OBJECTIVE: All of the data should be repeated exactly; pictures are not part of the copy.

SUPPLIED DATA:
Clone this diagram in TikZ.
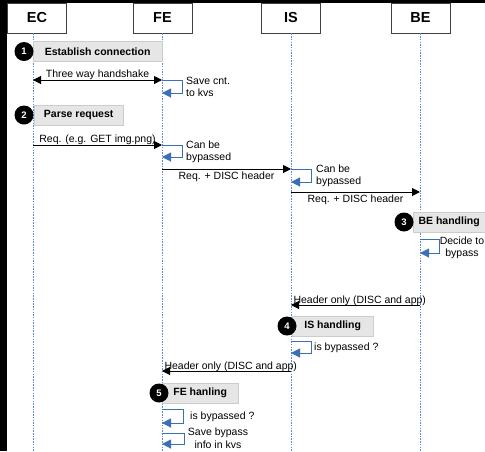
\documentclass[tikz,border=0pt]{standalone}
\usepackage{fontspec}
\setmainfont{Liberation Sans}
\usepackage{xcolor}
\usetikzlibrary{arrows.meta}

\definecolor{lifeblue}{HTML}{5B8BD0}
\definecolor{selfblue}{HTML}{3C70B6}
\definecolor{stepgray}{HTML}{E6E6E6}
\definecolor{stepline}{HTML}{CCCCCC}
\newcommand{\msgfont}{\fontsize{10.5}{12.5}\selectfont}

\tikzset{
  actor/.style={draw=black!75, fill=white, line width=0.8pt, minimum width=59pt,
    minimum height=30pt, inner sep=0pt, font=\fontsize{14.5}{16}\selectfont\bfseries},
  life/.style={draw=lifeblue, line width=0.8pt, dash pattern=on 1.5pt off 1.2pt},
  msg/.style={line width=1pt, -{Triangle[length=8pt,width=8pt]}},
  msgboth/.style={line width=1pt, {Triangle[length=8pt,width=8pt]}-{Triangle[length=8pt,width=8pt]}},
  selfmsg/.style={draw=selfblue, line width=1pt, -{Triangle[length=9pt,width=9pt]}},
  stepbox/.style={draw=stepline, fill=stepgray, minimum height=20pt, inner sep=0pt,
    anchor=west, font=\msgfont\bfseries},
  stepnum/.style={circle, fill=black, text=white, minimum size=19pt, inner sep=0pt,
    font=\fontsize{9.5}{10}\selectfont\bfseries},
  note/.style={font=\msgfont, inner sep=0pt}
}

\begin{document}
\begin{tikzpicture}[x=1pt,y=-1pt]
    \useasboundingbox (0,0) rectangle (485,451);
    \clip (0,0) rectangle (485,451);
    \fill[white] (0,0) rectangle (485,451);
    % dark screen edges
    \fill[black] (0,0) rectangle (7,451);
    \fill[black] (0,0) rectangle (485,3);

    % actors and lifelines
    \node[actor] (ec) at (37,18) {EC};
    \node[actor] (fe) at (162.5,18) {FE};
    \node[actor] (is) at (291,18) {IS};
    \node[actor] (be) at (420.5,18) {BE};
    \foreach \a/\x in {ec/33,fe/162,is/291,be/420}
      \coordinate (\a-end) at (\x,451);
    \foreach \a in {ec,fe,is,be}
      \draw[life] (\a-end |- \a.south) -- (\a-end);

    % 1: connection
    \node[stepbox, minimum width=129pt] (st1) at (33,51.5) {Establish connection};
    \node[stepnum] (c1) at (24,51.5) {1};
    \coordinate (ec-hs) at (33,80);
    \coordinate (fe-hs) at (162,80);
    \coordinate (fe-kvs) at (162,93);
    \draw[msgboth] (ec-hs) -- node[note, anchor=base, yshift=3pt] {Three way handshake} (fe-hs);
    \draw[selfmsg] (fe-hs) -- ++(20,0) |- (fe-kvs);
    \node[note, anchor=west, align=left] (save1) at (186,87) {Save cnt.\\to kvs};

    % 2: request
    \node[stepbox, minimum width=89pt] (st2) at (34,115) {Parse request};
    \node[stepnum] (c2) at (24,115) {2};
    \coordinate (ec-req) at (33,145);
    \coordinate (fe-req) at (162,145);
    \coordinate (fe-byp) at (162,157);
    \draw[msg] (ec-req) -- node[note, anchor=base, yshift=2.5pt] {Req. (e.g. GET img.png)} (fe-req);
    \draw[selfmsg] (fe-req) -- ++(20,0) |- (fe-byp);
    \node[note, anchor=west, align=left] (can1) at (186,152) {Can be\\bypassed};

    \coordinate (fe-fwd) at (162,169);
    \coordinate (is-fwd) at (291,169);
    \coordinate (is-byp) at (291,182);
    \draw[msg] (fe-fwd) -- node[note, below=2.5pt] {Req. + DISC header} (is-fwd);
    \draw[selfmsg] (is-fwd) -- ++(20,0) |- (is-byp);
    \node[note, anchor=west, align=left] (can2) at (316,176) {Can be\\bypassed};

    \coordinate (is-fwd2) at (291,192);
    \coordinate (be-fwd) at (420,192);
    \draw[msg] (is-fwd2) -- node[note, below=2.5pt] {Req. + DISC header} (be-fwd);

    % 3: backend
    \node[stepbox, minimum width=72pt] (st3) at (413,222) {BE handling};
    \node[stepnum] (c3) at (404,222) {3};
    \coordinate (be-dec) at (420,239);
    \coordinate (be-decb) at (420,253);
    \draw[selfmsg] (be-dec) -- ++(19,0) |- (be-decb);
    \node[note, align=center] (decide) at (462,248) {Decide to\\bypass};

    \coordinate (be-hdr) at (420,305);
    \coordinate (is-hdr) at (291,305);
    \draw[msg] (be-hdr) -- node[note, at end, anchor=base west, xshift=2pt, yshift=2pt] {Header only (DISC and app)} (is-hdr);

    % 4: intermediate
    \node[stepbox, minimum width=81pt] (st4) at (292,326) {IS handling};
    \node[stepnum] (c4) at (287,326) {4};
    \coordinate (is-chk) at (291,341);
    \coordinate (is-chkb) at (291,353);
    \draw[selfmsg] (is-chk) -- ++(20,0) |- (is-chkb);
    \node[note, anchor=west] (isq1) at (314,348) {is bypassed ?};

    \coordinate (is-hdr2) at (291,371);
    \coordinate (fe-hdr) at (162,371);
    \draw[msg] (is-hdr2) -- node[note, at end, anchor=base west, xshift=2pt, yshift=2pt] {Header only (DISC and app)} (fe-hdr);

    % 5: frontend
    \node[stepbox, minimum width=76pt] (st5) at (162,393) {FE hanling};
    \node[stepnum] (c5) at (159,393) {5};
    \coordinate (fe-chk) at (162,409);
    \coordinate (fe-chkb) at (162,423);
    \draw[selfmsg] (fe-chk) -- ++(21,0) |- (fe-chkb);
    \node[note, anchor=west] (isq2) at (190,417) {is bypassed ?};
    \coordinate (fe-sv) at (162,433);
    \coordinate (fe-svb) at (162,444);
    \draw[selfmsg] (fe-sv) -- ++(22,0) |- (fe-svb);
    \node[note, align=center] (save2) at (218,438) {Save bypass\\info in kvs};
\end{tikzpicture}
\end{document}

RESULT OF THE TASK:
Clone this diagram in TikZ.
\documentclass[tikz,border=0pt]{standalone}
\usepackage{fontspec}
\setmainfont{Liberation Sans}
\usepackage{xcolor}
\usetikzlibrary{arrows.meta}

\definecolor{lifeblue}{HTML}{5B8BD0}
\definecolor{selfblue}{HTML}{3C70B6}
\definecolor{stepgray}{HTML}{E6E6E6}
\definecolor{stepline}{HTML}{CCCCCC}
\newcommand{\msgfont}{\fontsize{10.5}{12.5}\selectfont}

\tikzset{
  actor/.style={draw=black!75, fill=white, line width=0.8pt, minimum width=59pt,
    minimum height=30pt, inner sep=0pt, font=\fontsize{14.5}{16}\selectfont\bfseries},
  life/.style={draw=lifeblue, line width=0.8pt, dash pattern=on 1.5pt off 1.2pt},
  msg/.style={line width=1pt, -{Triangle[length=8pt,width=8pt]}},
  msgboth/.style={line width=1pt, {Triangle[length=8pt,width=8pt]}-{Triangle[length=8pt,width=8pt]}},
  selfmsg/.style={draw=selfblue, line width=1pt, -{Triangle[length=9pt,width=9pt]}},
  stepbox/.style={draw=stepline, fill=stepgray, minimum height=20pt, inner sep=0pt,
    anchor=west, font=\msgfont\bfseries},
  stepnum/.style={circle, fill=black, text=white, minimum size=19pt, inner sep=0pt,
    font=\fontsize{9.5}{10}\selectfont\bfseries},
  note/.style={font=\msgfont, inner sep=0pt}
}

\begin{document}
\begin{tikzpicture}[x=1pt,y=-1pt]
    \useasboundingbox (0,0) rectangle (485,451);
    \clip (0,0) rectangle (485,451);
    \fill[white] (0,0) rectangle (485,451);
    % dark screen edges
    \fill[black] (0,0) rectangle (7,451);
    \fill[black] (0,0) rectangle (485,3);

    % actors and lifelines
    \node[actor] (ec) at (37,18) {EC};
    \node[actor] (fe) at (162.5,18) {FE};
    \node[actor] (is) at (291,18) {IS};
    \node[actor] (be) at (420.5,18) {BE};
    \foreach \a/\x in {ec/33,fe/162,is/291,be/420}
      \coordinate (\a-end) at (\x,451);
    \foreach \a in {ec,fe,is,be}
      \draw[life] (\a-end |- \a.south) -- (\a-end);

    % 1: connection
    \node[stepbox, minimum width=129pt] (st1) at (33,51.5) {Establish connection};
    \node[stepnum] (c1) at (24,51.5) {1};
    \coordinate (ec-hs) at (33,80);
    \coordinate (fe-hs) at (162,80);
    \coordinate (fe-kvs) at (162,93);
    \draw[msgboth] (ec-hs) -- node[note, anchor=base, yshift=3pt] {Three way handshake} (fe-hs);
    \draw[selfmsg] (fe-hs) -- ++(20,0) |- (fe-kvs);
    \node[note, anchor=west, align=left] (save1) at (186,87) {Save cnt.\\to kvs};

    % 2: request
    \node[stepbox, minimum width=89pt] (st2) at (34,115) {Parse request};
    \node[stepnum] (c2) at (24,115) {2};
    \coordinate (ec-req) at (33,145);
    \coordinate (fe-req) at (162,145);
    \coordinate (fe-byp) at (162,157);
    \draw[msg] (ec-req) -- node[note, anchor=base, yshift=2.5pt] {Req. (e.g. GET img.png)} (fe-req);
    \draw[selfmsg] (fe-req) -- ++(20,0) |- (fe-byp);
    \node[note, anchor=west, align=left] (can1) at (186,152) {Can be\\bypassed};

    \coordinate (fe-fwd) at (162,169);
    \coordinate (is-fwd) at (291,169);
    \coordinate (is-byp) at (291,182);
    \draw[msg] (fe-fwd) -- node[note, below=2.5pt] {Req. + DISC header} (is-fwd);
    \draw[selfmsg] (is-fwd) -- ++(20,0) |- (is-byp);
    \node[note, anchor=west, align=left] (can2) at (316,176) {Can be\\bypassed};

    \coordinate (is-fwd2) at (291,192);
    \coordinate (be-fwd) at (420,192);
    \draw[msg] (is-fwd2) -- node[note, below=2.5pt] {Req. + DISC header} (be-fwd);

    % 3: backend
    \node[stepbox, minimum width=72pt] (st3) at (413,222) {BE handling};
    \node[stepnum] (c3) at (404,222) {3};
    \coordinate (be-dec) at (420,239);
    \coordinate (be-decb) at (420,253);
    \draw[selfmsg] (be-dec) -- ++(19,0) |- (be-decb);
    \node[note, align=center] (decide) at (462,248) {Decide to\\bypass};

    \coordinate (be-hdr) at (420,305);
    \coordinate (is-hdr) at (291,305);
    \draw[msg] (be-hdr) -- node[note, at end, anchor=base west, xshift=2pt, yshift=2pt] {Header only (DISC and app)} (is-hdr);

    % 4: intermediate
    \node[stepbox, minimum width=81pt] (st4) at (292,326) {IS handling};
    \node[stepnum] (c4) at (287,326) {4};
    \coordinate (is-chk) at (291,341);
    \coordinate (is-chkb) at (291,353);
    \draw[selfmsg] (is-chk) -- ++(20,0) |- (is-chkb);
    \node[note, anchor=west] (isq1) at (314,348) {is bypassed ?};

    \coordinate (is-hdr2) at (291,371);
    \coordinate (fe-hdr) at (162,371);
    \draw[msg] (is-hdr2) -- node[note, at end, anchor=base west, xshift=2pt, yshift=2pt] {Header only (DISC and app)} (fe-hdr);

    % 5: frontend
    \node[stepbox, minimum width=76pt] (st5) at (162,393) {FE hanling};
    \node[stepnum] (c5) at (159,393) {5};
    \coordinate (fe-chk) at (162,409);
    \coordinate (fe-chkb) at (162,423);
    \draw[selfmsg] (fe-chk) -- ++(21,0) |- (fe-chkb);
    \node[note, anchor=west] (isq2) at (190,417) {is bypassed ?};
    \coordinate (fe-sv) at (162,433);
    \coordinate (fe-svb) at (162,444);
    \draw[selfmsg] (fe-sv) -- ++(22,0) |- (fe-svb);
    \node[note, align=center] (save2) at (218,438) {Save bypass\\info in kvs};
\end{tikzpicture}
\end{document}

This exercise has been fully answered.